The Market Is Consolidating After Recent Gains – Expect Choppy Action.
Today, the stock market has played both sides of the net. It started off on a weak note and then it staged a nice rally. The action feels very choppy and the option trading volume is light. After a nice rebound from last week's lows, the market needs time to consolidate.
Tomorrow we will get the PCE deflator. It is the Fed’s preferred inflation gauge. Last week, the PPI came in hot but that number was lost in the Bear Stearns/financial earnings shuffle. I am expecting a fairly hot number; however, the response will be muted. Right now, the Fed has turned a blind eye to inflation and it will continue to do so until the credit woes are behind us.
Looking ahead, we have a very light earnings schedule next week. That is not the case on the economic front. A week from tomorrow, we will get the Unemployment Report. That will be a likely catalyst and the market could swing in either direction.

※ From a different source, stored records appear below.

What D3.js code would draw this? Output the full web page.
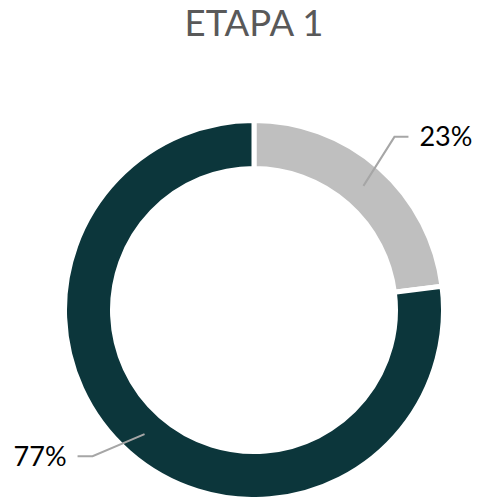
<!DOCTYPE html>
<html>
<head>
<meta charset="utf-8">
<script src="https://cdn.jsdelivr.net/npm/d3@7/dist/d3.min.js"></script>
<style>
  html, body { margin: 0; padding: 0; background: #fff; }
  svg { display: block; }
</style>
</head>
<body>
<script>
// Share of participants by group, stage 1
const categories = ["Grupo A", "Grupo B"];
const values = [23, 77];
const labels = ["23%", "77%"];
const colors = ["#bfbfbf", "#0c363b"];
const title = "ETAPA 1";

const width = 481, height = 497;
const cx = 254, cy = 310;
const outerR = 189.5, innerR = 141.5;

const svg = d3.select("body").append("svg")
  .attr("width", width)
  .attr("height", height);

svg.append("text")
  .attr("x", cx)
  .attr("y", 36)
  .attr("text-anchor", "middle")
  .attr("font-family", "Lato, 'Open Sans', sans-serif")
  .attr("font-size", 36.5)
  .attr("fill", "#595959")
  .text(title);

const pie = d3.pie().sort(null).value(d => d)(values);
const arc = d3.arc().innerRadius(innerR).outerRadius(outerR);

const g = svg.append("g").attr("transform", `translate(${cx},${cy})`);

g.selectAll("path.slice")
  .data(pie)
  .join("path")
  .attr("class", "slice")
  .attr("d", arc)
  .attr("fill", (d, i) => colors[i])
  .attr("stroke", "#fff")
  .attr("stroke-width", 5)
  .attr("stroke-linejoin", "miter");

// Leader line layout: elbow offset from the arc centroid and horizontal run
const leaderLayout = [
  { dx: 31, dy: -49, run: 14, gap: 11 },
  { dx: -52, dy: 22, run: -15, gap: -11 }
];

pie.forEach((d, i) => {
  const [x0, y0] = arc.centroid(d);
  const L = leaderLayout[i];
  const x1 = x0 + L.dx, y1 = y0 + L.dy;
  const x2 = x1 + L.run;
  g.append("polyline")
    .attr("points", [[x0, y0], [x1, y1], [x2, y1]].map(p => p.join(",")).join(" "))
    .attr("fill", "none")
    .attr("stroke", "#a6a6a6")
    .attr("stroke-width", 2);
  g.append("text")
    .attr("x", x2 + L.gap)
    .attr("y", y1 + 9.5)
    .attr("text-anchor", L.run > 0 ? "start" : "end")
    .attr("font-family", "Lato, 'Open Sans', sans-serif")
    .attr("font-size", 27)
    .attr("fill", "#000")
    .text(labels[i]);
});
</script>
</body>
</html>
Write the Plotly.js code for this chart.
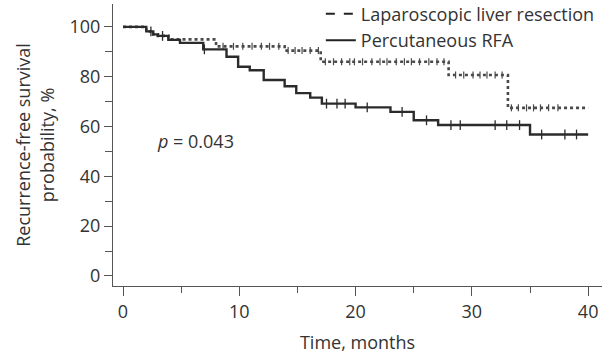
<!DOCTYPE html>
<html>
<head>
<meta charset="utf-8">
<script src="https://cdn.plot.ly/plotly-3.0.1.min.js"></script>
<style>html,body{margin:0;padding:0;background:#fff;}#chart{width:611px;height:354px;}</style>
</head>
<body>
<div id="chart"></div>
<script>
// Laparoscopic liver resection (Kaplan-Meier steps)
var lapTime = [0, 2.0, 2.6, 3.0, 3.9, 8.0, 13.9, 17.0, 28.0, 33.1, 40];
var lapSurv = [100, 98.2, 97.0, 96.4, 95.0, 92.2, 90.5, 86.0, 80.7, 67.5, 67.5];
var lapCensor = [8.6, 9.5, 10.3, 11.1, 11.9, 12.6, 13.4, 14.2, 14.8, 15.4, 16.1, 16.8,
  17.4, 18.1, 18.8, 19.5, 19.9, 20.6, 21.4, 22.1, 22.7, 23.5, 24.2, 24.8, 25.5, 26.3, 27.0, 27.6,
  28.6, 29.3, 30.1, 30.7, 31.3, 32.0, 32.6, 33.4, 34.0, 34.7, 35.3, 35.9, 36.6, 37.4];

// Percutaneous RFA
var rfaTime = [0, 2.0, 2.6, 3.0, 3.9, 4.9, 6.9, 8.9, 9.9, 10.9, 12.1, 13.9, 14.9, 16.1, 17.1, 20.0, 23.0, 25.0, 27.1, 35.0, 40];
var rfaSurv = [100, 98.2, 97.0, 96.4, 94.8, 93.6, 91.0, 88.0, 84.0, 82.6, 78.7, 76.2, 73.4, 71.6, 69.2, 67.7, 65.9, 62.5, 60.6, 56.8, 56.8];
var rfaCensor = [2.4, 3.4, 7.0, 17.5, 18.4, 19.1, 21.0, 24.0, 26.1, 28.2, 29.0, 32.0, 33.0, 34.1, 36.0, 38.0, 39.0];

var xTicks = [0, 10, 20, 30, 40];
var yTicks = [0, 20, 40, 60, 80, 100];
var seriesNames = ['Laparoscopic liver resection', 'Percutaneous RFA'];
var pLabel = '<i>p</i> = 0.043';

function stepValue(times, surv, t) {
  var v = surv[0];
  for (var i = 0; i < times.length; i++) { if (times[i] <= t) v = surv[i]; }
  return v;
}

var lapCol = '#4a4a4a', rfaCol = '#2b2b2b';
var traces = [
  {x: lapTime, y: lapSurv, mode: 'lines', line: {shape: 'hv', dash: 'dot', width: 2.6, color: lapCol}, showlegend: false, hoverinfo: 'skip'},
  {x: lapCensor, y: lapCensor.map(function(t){return stepValue(lapTime, lapSurv, t);}), mode: 'markers',
    marker: {symbol: 'line-ns', size: 5, line: {width: 1.2, color: lapCol}}, showlegend: false},
  {x: rfaTime, y: rfaSurv, mode: 'lines', line: {shape: 'hv', width: 2.4, color: rfaCol}, showlegend: false, hoverinfo: 'skip'},
  {x: rfaCensor, y: rfaCensor.map(function(t){return stepValue(rfaTime, rfaSurv, t);}), mode: 'markers',
    marker: {symbol: 'line-ns', size: 7, line: {width: 1.3, color: rfaCol}}, showlegend: false},
  {x: [null], y: [null], mode: 'lines', name: seriesNames[0], line: {dash: 'dash', width: 2, color: '#222'}},
  {x: [null], y: [null], mode: 'lines', name: seriesNames[1], line: {width: 2, color: '#222'}}
];

var font = {family: '"Open Sans", "Noto Sans", sans-serif', size: 18, color: '#333'};
var layout = {
  width: 611, height: 354,
  margin: {l: 113, r: 9, t: 4, b: 68, autoexpand: false},
  paper_bgcolor: '#fff', plot_bgcolor: '#fff',
  font: font,
  showlegend: true,
  legend: {x: 0.425, xanchor: 'left', y: 1.03, yanchor: 'top', bgcolor: 'rgba(0,0,0,0)', font: font, tracegroupgap: 0},
  xaxis: {
    range: [-0.86, 41.19], tickvals: xTicks, ticktext: xTicks.map(String),
    ticks: 'outside', ticklen: 9, tickwidth: 1, tickcolor: '#555',
    minor: {dtick: 5, tick0: 0, ticks: 'outside', ticklen: 6, tickcolor: '#555', showgrid: false},
    showline: true, linecolor: '#555', linewidth: 1, showgrid: false, zeroline: false,
    title: {text: 'Time, months', font: font, standoff: 14}
  },
  yaxis: {
    range: [-4.02, 109.2], tickvals: yTicks, ticktext: yTicks.map(String),
    ticks: 'outside', ticklen: 8, tickwidth: 1, tickcolor: '#555',
    minor: {dtick: 10, tick0: 0, ticks: 'outside', ticklen: 7, tickcolor: '#555', showgrid: false},
    showline: true, linecolor: '#555', linewidth: 1, showgrid: false, zeroline: false,
    title: {text: 'Recurrence-free survival<br>probability, %', font: font, standoff: 10}
  },
  annotations: [
    {x: 2.75, y: 54.2, xref: 'x', yref: 'y', xanchor: 'left', yanchor: 'middle', text: pLabel, showarrow: false, font: font}
  ]
};

Plotly.newPlot('chart', traces, layout, {displayModeBar: false, staticPlot: true});
</script>
</body>
</html>
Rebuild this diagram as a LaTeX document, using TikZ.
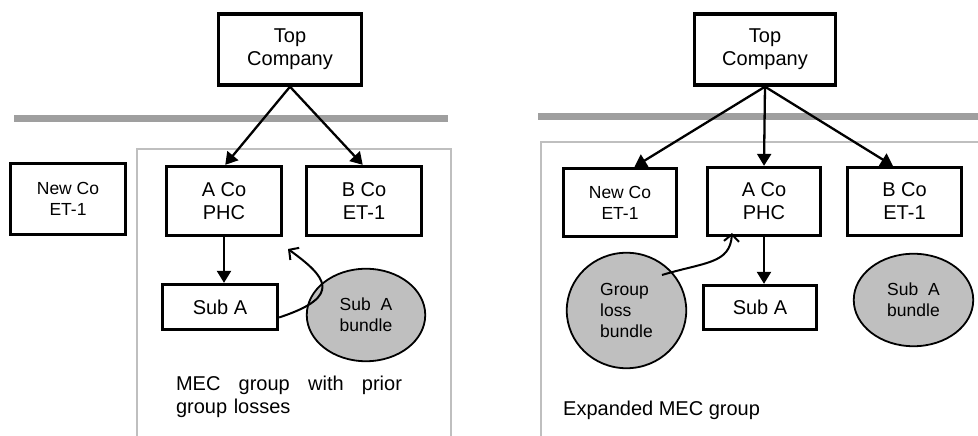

This morning, initial jobless claims improved and that could be a good omen for next week.
There is not much news to drive the market. End of month fund buying should help to support prices. The bulls do not want to see prices fall below the horizontal support level - SPY 132. If that level can hold, we could see a nice rally in the next two weeks.
For the rest of the week, expect choppy price action as end of the quarter window dressing dominates the trading scene.
A hedged approach to this market is to short stocks that are in a long-term downtrend and have recently bounced and to buy stocks that have been able to maintain a long term up trend. An example of this strategy would be to buy agricultural stocks and sell short financials.
I still believe that this market has another strong up leg and I am in "buy the dip" mode.
Daily Bulletin Continues...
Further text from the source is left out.